About scATAnno

scATAnno is a Python-based workflow designed to annotate cell types in single-cell ATAC-seq (scATAC-seq) data based on scATAC-seq reference atlases. It addresses the challenges presented by scATAC-seq data, such as data sparsity, high dimensionality of epigenomic features, and the lack of marker enhancers for annotation. Unlike existing methods, scATAnno directly utilizes peaks or cis-regulatory element (CRE) genomic regions as input features without converting them into gene activity scores. It overcomes the high dimensionality by employing spectral embedding to transform the data into a low dimensional space. To create catalogs of CREs at the single-cell level, scATAnno uses the chromatin state profile of large-scale reference atlases to generate peak signals and reference peaks.

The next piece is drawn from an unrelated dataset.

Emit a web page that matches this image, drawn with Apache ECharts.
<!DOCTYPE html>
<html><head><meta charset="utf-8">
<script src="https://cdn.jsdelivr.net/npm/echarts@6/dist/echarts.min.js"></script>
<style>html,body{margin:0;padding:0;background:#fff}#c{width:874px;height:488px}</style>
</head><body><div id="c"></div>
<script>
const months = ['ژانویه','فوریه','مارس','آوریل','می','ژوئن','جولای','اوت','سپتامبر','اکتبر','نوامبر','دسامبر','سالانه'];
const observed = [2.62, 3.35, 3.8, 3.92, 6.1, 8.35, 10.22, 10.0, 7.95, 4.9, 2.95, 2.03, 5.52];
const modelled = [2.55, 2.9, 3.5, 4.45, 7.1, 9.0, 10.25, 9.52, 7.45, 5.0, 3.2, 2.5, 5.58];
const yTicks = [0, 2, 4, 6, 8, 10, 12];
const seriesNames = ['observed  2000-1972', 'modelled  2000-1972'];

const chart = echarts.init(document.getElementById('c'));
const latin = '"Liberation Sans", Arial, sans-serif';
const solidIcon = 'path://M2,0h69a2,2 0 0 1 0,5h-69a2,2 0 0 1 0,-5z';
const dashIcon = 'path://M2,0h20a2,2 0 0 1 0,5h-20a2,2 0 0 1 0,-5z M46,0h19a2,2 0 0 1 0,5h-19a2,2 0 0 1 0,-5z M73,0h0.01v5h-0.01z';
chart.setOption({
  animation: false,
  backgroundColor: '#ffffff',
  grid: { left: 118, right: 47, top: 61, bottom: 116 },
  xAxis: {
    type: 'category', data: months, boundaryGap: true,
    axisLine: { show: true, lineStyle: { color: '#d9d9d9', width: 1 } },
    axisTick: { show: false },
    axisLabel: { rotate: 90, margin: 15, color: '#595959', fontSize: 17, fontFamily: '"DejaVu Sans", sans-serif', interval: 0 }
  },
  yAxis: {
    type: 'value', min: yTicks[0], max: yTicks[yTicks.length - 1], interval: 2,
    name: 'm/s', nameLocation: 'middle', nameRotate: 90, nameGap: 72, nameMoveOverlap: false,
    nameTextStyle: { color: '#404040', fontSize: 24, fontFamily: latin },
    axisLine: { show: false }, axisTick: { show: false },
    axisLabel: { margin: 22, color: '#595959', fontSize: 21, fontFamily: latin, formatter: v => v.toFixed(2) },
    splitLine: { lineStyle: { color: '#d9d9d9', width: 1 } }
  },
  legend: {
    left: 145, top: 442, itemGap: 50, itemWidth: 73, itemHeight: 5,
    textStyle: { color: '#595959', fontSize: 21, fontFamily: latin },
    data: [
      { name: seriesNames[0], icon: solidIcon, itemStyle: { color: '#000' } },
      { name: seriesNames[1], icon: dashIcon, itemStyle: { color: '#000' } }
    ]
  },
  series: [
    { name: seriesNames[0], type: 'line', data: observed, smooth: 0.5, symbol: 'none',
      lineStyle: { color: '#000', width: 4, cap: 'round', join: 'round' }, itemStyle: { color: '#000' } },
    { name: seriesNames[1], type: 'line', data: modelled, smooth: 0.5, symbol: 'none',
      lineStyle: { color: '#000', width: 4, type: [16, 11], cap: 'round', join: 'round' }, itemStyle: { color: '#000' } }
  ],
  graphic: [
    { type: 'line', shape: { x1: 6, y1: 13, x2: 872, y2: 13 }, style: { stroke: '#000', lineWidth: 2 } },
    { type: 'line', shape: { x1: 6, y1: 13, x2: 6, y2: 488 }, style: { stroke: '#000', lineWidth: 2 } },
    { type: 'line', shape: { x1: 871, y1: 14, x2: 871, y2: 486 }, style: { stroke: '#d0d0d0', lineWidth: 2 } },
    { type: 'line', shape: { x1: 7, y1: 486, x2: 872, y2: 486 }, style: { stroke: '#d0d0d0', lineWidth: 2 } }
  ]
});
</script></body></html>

By integrating query data with reference atlases in an unsupervised manner, scATAnno enables accurate cell type annotation. It provides uncertainty score metrics to assess the confidence of cell-type assignment, including a K-Nearest Neighbor (KNN) uncertainty score and a weighted distance-based uncertainty score in a low dimensional space. The workflow has been demonstrated to be effective in multiple case studies, including peripheral blood mononuclear cells (PBMC), Triple Negative Breast Cancer (TNBC), and basal cell carcinoma (BCC). It accurately annotates cell types and identifies unknown cell populations not represented in the reference atlas. Additionally, scATAnno enables efficient cell type annotation across tumor conditions and accurately annotates tumor-infiltrating lymphocytes (TIL) in TNBC using a BCC TIL atlas.